> [STATED GOAL] Wherever the word "matplotlib" appears in a line, copy that line.

——————————

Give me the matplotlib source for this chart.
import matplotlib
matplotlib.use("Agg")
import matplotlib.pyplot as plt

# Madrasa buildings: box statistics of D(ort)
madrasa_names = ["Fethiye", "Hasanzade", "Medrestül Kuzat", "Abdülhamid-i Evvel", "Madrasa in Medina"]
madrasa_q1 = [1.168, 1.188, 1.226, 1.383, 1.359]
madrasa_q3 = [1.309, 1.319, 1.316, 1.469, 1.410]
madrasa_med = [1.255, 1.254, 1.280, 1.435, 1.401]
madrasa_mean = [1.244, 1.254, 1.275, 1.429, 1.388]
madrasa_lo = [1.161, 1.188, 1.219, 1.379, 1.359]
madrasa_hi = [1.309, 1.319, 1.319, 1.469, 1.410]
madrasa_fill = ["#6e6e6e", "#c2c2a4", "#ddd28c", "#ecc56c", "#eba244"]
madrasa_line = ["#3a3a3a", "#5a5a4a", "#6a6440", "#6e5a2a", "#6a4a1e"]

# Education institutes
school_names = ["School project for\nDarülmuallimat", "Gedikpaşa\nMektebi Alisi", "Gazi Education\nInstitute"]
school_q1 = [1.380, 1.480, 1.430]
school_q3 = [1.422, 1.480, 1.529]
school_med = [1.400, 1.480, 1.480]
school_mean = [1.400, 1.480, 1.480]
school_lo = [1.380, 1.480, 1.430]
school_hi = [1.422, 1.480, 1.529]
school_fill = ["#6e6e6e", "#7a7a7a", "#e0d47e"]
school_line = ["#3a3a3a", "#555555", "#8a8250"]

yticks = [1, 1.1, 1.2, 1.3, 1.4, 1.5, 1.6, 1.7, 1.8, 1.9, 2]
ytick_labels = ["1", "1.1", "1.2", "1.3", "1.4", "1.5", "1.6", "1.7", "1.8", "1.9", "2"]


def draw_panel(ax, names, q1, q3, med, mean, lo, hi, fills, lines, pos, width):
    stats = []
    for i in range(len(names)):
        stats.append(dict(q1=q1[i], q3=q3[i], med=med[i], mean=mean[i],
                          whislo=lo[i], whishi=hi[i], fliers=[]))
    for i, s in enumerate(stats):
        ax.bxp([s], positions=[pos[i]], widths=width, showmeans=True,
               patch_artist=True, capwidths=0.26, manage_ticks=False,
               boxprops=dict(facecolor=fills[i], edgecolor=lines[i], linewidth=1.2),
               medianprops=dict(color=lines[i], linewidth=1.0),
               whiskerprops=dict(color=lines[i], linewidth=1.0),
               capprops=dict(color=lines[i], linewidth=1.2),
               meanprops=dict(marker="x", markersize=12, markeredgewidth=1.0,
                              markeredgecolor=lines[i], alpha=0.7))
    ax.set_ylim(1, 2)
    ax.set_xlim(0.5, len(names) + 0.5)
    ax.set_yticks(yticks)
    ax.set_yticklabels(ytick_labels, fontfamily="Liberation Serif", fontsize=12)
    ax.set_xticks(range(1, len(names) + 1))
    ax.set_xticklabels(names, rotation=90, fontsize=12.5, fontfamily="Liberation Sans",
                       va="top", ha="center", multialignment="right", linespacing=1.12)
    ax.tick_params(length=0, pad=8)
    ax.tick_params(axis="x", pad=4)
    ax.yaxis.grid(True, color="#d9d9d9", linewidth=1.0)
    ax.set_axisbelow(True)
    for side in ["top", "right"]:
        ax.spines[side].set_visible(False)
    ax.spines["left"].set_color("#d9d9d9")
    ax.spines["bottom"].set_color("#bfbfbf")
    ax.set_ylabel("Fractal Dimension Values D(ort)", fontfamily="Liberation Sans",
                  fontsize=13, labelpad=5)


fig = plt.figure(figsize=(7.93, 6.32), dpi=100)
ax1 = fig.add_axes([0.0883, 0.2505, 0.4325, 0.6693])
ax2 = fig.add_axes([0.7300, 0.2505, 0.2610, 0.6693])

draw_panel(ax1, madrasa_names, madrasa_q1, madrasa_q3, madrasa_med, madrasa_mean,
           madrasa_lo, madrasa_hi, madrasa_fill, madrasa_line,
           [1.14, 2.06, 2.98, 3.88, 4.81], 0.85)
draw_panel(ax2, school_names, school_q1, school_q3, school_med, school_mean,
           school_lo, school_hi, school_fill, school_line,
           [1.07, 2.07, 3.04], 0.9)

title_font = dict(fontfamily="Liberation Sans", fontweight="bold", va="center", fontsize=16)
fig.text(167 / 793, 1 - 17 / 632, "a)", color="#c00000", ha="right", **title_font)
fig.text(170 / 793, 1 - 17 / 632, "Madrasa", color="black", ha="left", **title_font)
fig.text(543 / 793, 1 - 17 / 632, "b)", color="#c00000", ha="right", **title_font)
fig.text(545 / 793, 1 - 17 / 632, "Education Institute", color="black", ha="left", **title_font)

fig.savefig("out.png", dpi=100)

——————————

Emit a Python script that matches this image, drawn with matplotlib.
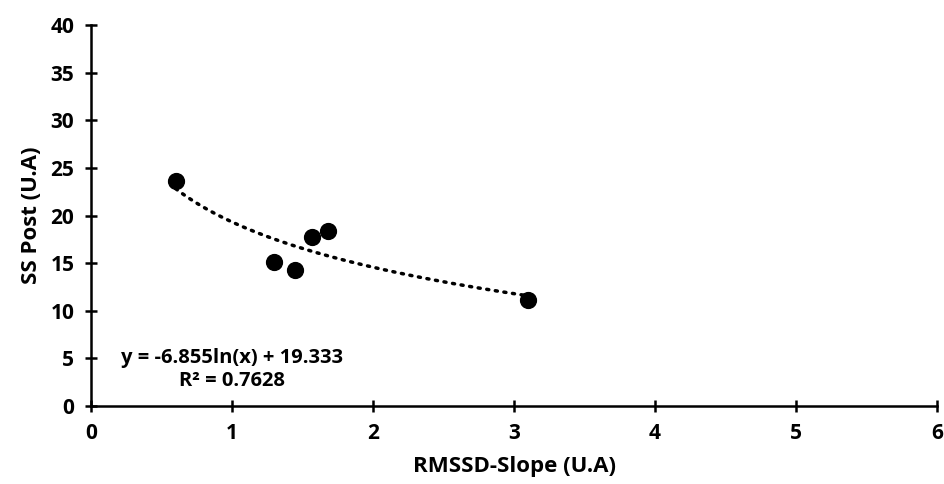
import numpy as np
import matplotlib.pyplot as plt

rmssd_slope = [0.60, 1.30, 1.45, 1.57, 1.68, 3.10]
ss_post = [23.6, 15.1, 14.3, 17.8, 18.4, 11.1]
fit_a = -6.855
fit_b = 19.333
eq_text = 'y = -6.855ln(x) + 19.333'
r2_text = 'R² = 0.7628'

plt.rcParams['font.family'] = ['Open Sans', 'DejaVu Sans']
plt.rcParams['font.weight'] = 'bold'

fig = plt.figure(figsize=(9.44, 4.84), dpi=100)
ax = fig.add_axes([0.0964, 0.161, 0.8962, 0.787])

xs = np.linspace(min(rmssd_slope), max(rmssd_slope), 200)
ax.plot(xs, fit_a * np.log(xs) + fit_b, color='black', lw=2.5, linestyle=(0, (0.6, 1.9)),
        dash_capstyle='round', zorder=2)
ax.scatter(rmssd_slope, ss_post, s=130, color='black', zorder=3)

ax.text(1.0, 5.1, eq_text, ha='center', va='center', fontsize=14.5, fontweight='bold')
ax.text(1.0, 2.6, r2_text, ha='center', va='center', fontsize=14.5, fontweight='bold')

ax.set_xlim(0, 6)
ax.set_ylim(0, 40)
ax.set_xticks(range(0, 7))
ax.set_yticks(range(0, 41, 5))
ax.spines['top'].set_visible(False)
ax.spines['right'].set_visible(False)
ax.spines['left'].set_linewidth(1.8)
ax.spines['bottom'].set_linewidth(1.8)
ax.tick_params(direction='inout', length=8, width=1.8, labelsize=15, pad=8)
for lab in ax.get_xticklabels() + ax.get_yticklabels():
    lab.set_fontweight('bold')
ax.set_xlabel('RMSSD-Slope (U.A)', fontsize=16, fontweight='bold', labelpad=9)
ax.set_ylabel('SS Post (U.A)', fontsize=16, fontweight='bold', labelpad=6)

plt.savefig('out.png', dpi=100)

——————————

> [COMPLETE RESPONSE]
Give me the matplotlib source for this chart.
import matplotlib
matplotlib.use("Agg")
import matplotlib.pyplot as plt
Emit a Python script that matches this image, drawn with matplotlib.
import matplotlib.pyplot as plt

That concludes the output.